Print

Voice Matters: Developing Your Voice As A New Screenwriter

Voice Matters

By Angel Orona

 

“EXT. POSH BEVERLY HILLS HOME – TWILIGHT

The kind of house that I’ll buy if this movie is a huge hit.”

The above is now legendary stage direction for 22-year-old’s Shane Black’s first screenplay “Lethal Weapon”, which became a monster hit in 1987 and would go on to spawn several sequels.  He was paid a quarter of a million dollars, and it would kick off a screenwriting (and eventually directing) career that many a Hollywood wordsmiths would kill to have...Myself included.

Being of a certain age, I remember all this quite well.  It was a huge inspiration in fueling my own screenwriting aspirations, despite being only in my mid-teens at the time. 

It was also the first time I would be introduced to what is a screenwriter’s “voice”.

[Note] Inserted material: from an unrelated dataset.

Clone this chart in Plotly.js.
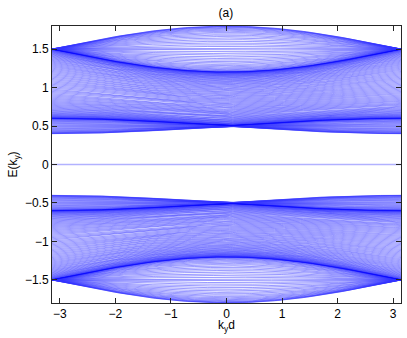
<!DOCTYPE html>
<html>
<head>
<meta charset="utf-8">
<script src="https://cdn.plot.ly/plotly-3.0.1.min.js"></script>
<style>
  html, body { margin: 0; padding: 0; background: #fff; }
  #chart { width: 407px; height: 338px; }
</style>
</head>
<body>
<div id="chart"></div>
<script>
// Tick labels
const kyTicks = [-3, -2, -1, 0, 1, 2, 3];
const energyTicks = [-1.5, -1, -0.5, 0, 0.5, 1, 1.5];

// Band edges (positive branch, mirrored for E < 0):
// edge(ky) = base + cosPart * cos(ky/2) + sinPart * sin(|ky|/2)
const bandNames     = ['outer', 'middle', 'inner'];
const lowerBase     = [1.5, 0.5, 0.5];
const lowerCosPart  = [-0.3, 0.0, 0.0];
const lowerSinPart  = [0.0, 0.1, -0.1];
const upperBase     = [1.5, 1.5, 0.5];
const upperCosPart  = [0.3, -0.3, 0.0];
const upperSinPart  = [0.0, 0.0, 0.1];
const modesPerBand  = [40, 90, 30];
const kySamples     = 241;
const flatBandLevel = [0];

const kyGrid = [];
for (let i = 0; i < kySamples; i++) {
    kyGrid.push(-Math.PI + 2 * Math.PI * i / (kySamples - 1));
}

function edge(base, c, s, ky) {
    return base + c * Math.cos(ky / 2) + s * Math.sin(Math.abs(ky) / 2);
}

function fmt(v) {
    return String(v).replace('-', '\u2212');
}

const traces = [];
bandNames.forEach(function(name, b) {
    const modes = modesPerBand[b];
    [1, -1].forEach(function(sign) {
        const xs = [], ys = [];
        for (let n = 1; n <= modes; n++) {
            const q = Math.cos(n * Math.PI / (modes + 1));
            kyGrid.forEach(function(ky) {
                const lo = edge(lowerBase[b], lowerCosPart[b], lowerSinPart[b], ky);
                const hi = edge(upperBase[b], upperCosPart[b], upperSinPart[b], ky);
                const mid = (lo + hi) / 2, half = (hi - lo) / 2;
                xs.push(ky);
                ys.push(sign * (mid + half * q));
            });
            xs.push(null);
            ys.push(null);
        }
        traces.push({
            x: xs, y: ys,
            type: 'scatter', mode: 'lines',
            name: name,
            opacity: 0.8,
            line: { color: '#0000ff', width: 0.5 },
            hoverinfo: 'skip',
            showlegend: false
        });
    });
});

flatBandLevel.forEach(function(level) {
    traces.push({
        x: [kyGrid[0], kyGrid[kyGrid.length - 1]],
        y: [level, level],
        type: 'scatter', mode: 'lines',
        line: { color: 'rgba(0,0,255,0.3)', width: 1.5 },
        hoverinfo: 'skip',
        showlegend: false
    });
});

const axisCommon = {
    showgrid: false,
    zeroline: false,
    showline: true,
    mirror: 'ticks',
    linecolor: '#262626',
    linewidth: 1,
    ticks: 'inside',
    ticklen: 5,
    tickcolor: '#262626',
    tickfont: { size: 12, color: '#000' }
};

const layout = {
    width: 407,
    height: 338,
    margin: { l: 52, r: 6, t: 26, b: 35 },
    paper_bgcolor: '#fff',
    plot_bgcolor: '#fff',
    font: { family: 'Liberation Sans, Arial, sans-serif', size: 12, color: '#000' },
    title: {
        text: '(a)',
        font: { size: 12 },
        x: 0.555, xanchor: 'center',
        y: 0.962, yanchor: 'middle'
    },
    xaxis: Object.assign({}, axisCommon, {
        range: [-Math.PI, Math.PI],
        tickvals: kyTicks,
        ticktext: kyTicks.map(fmt)
    }),
    yaxis: Object.assign({}, axisCommon, {
        range: [-1.8, 1.8],
        tickvals: energyTicks,
        ticktext: energyTicks.map(fmt),
        title: { text: 'E(k<sub>y</sub>)', font: { size: 12 }, standoff: 4 }
    }),
    annotations: [{
        text: 'k<sub>y</sub>d',
        xref: 'paper', yref: 'paper',
        x: 0.5, y: -0.047,
        xanchor: 'center', yanchor: 'top',
        showarrow: false,
        font: { size: 12 }
    }],
    showlegend: false
};

Plotly.newPlot('chart', traces, layout, { displayModeBar: false, staticPlot: true });
</script>
</body>
</html>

If you’ve seen any of Black’s numerous action movies over the years you know that his films are just as well known for their sharp, witty dialogue as they are for his explosive, camera-ready action-driven set pieces.  If you’re read any of his scripts (and if you’re aspiring towards the action genre then it is a must!)  you know his humorous nature carries over into his stage direction as well.  Keep in mind that none of these amusing asides will make it into the completed feature film.  The only people seeing them are those involved in developing and producing the film, but they give the script some flair that makes it stand out, and more importantly, it makes the experience of reading the script immersive and memorable.

And this is why it’s so important to develop your own voice as a writer.

Over the years I have supplemented my screenwriter career by working as a story analyst, and I’ve read hundreds of scripts.  It’s not the easiest of jobs because so many screenplays are written (admittedly by neophytes) in a flat, lifeless manner.  There’s no passion, no energy, no heart to it; in summary, no voice.  The truth of the matter is that even the most generic script could be transformed into something fresh and exciting.  Let’s briefly go back to “Lethal Weapon” for a moment.  I love both the film (and most of its sequels) and Shane Black very much.  If I too, however, am a little more critical of the movie’s plot I could readily say that the movie itself doesn’t exactly reinvent the wheel.  It all breaks down to being the story of a pair of mismatched cops battling a drug dealer and his henchmen.  It’s Black’s quirky mindset and insight that helps transform it into an action classic with classic dialogue and memorable characters.  (The terrible, recent TV series reboot clearly showed what happens when you fail to bring a fresh, distinctive voice to the party.  The result is bland pablum that looks like every other generic cop show over the past thirty years.)

If what I wrote above may make me seem like a Debbie Downer, then take heart, because you can bring your own voice to your material...And the best part is that its unique and original because no one else has it.  This is your voice and if you embed it deep enough into your screenplays then there could come a time where an exec recognizes your work without even reading the title page.  I must tell you that it won’t be easy, but as you grow more comfortable and relaxed in your writing, the easier your voice will develop and instinctively help shape your written words.

Let’s go back to me for a few minutes...Because what writer doesn’t love talking about themselves, especially when there are important lessons to be learned by their failures?

The first few scripts I wrote after “Lethal Weapon” attempted Black’s same smart-alecky tone.  Now I can fill a stadium with people who will sign a notary confirming that I am as much of a smartass as they come.  The issue was that I wasn’t writing as myself, but I was trying to emulate Black.  It wasn’t long before frustration and dissatisfaction overcame me.  I wasn’t a screenwriter.  I was a hack.  Hollywood is probably the only industry where you could likely enjoy a successful career as one.  The problem was (and still is) I had too much integrity to just be a hack or a copycat.  I wanted people to make my movies because they were My creations, written in My own voice.

Now I just needed to figure out how the hell I was going to do that.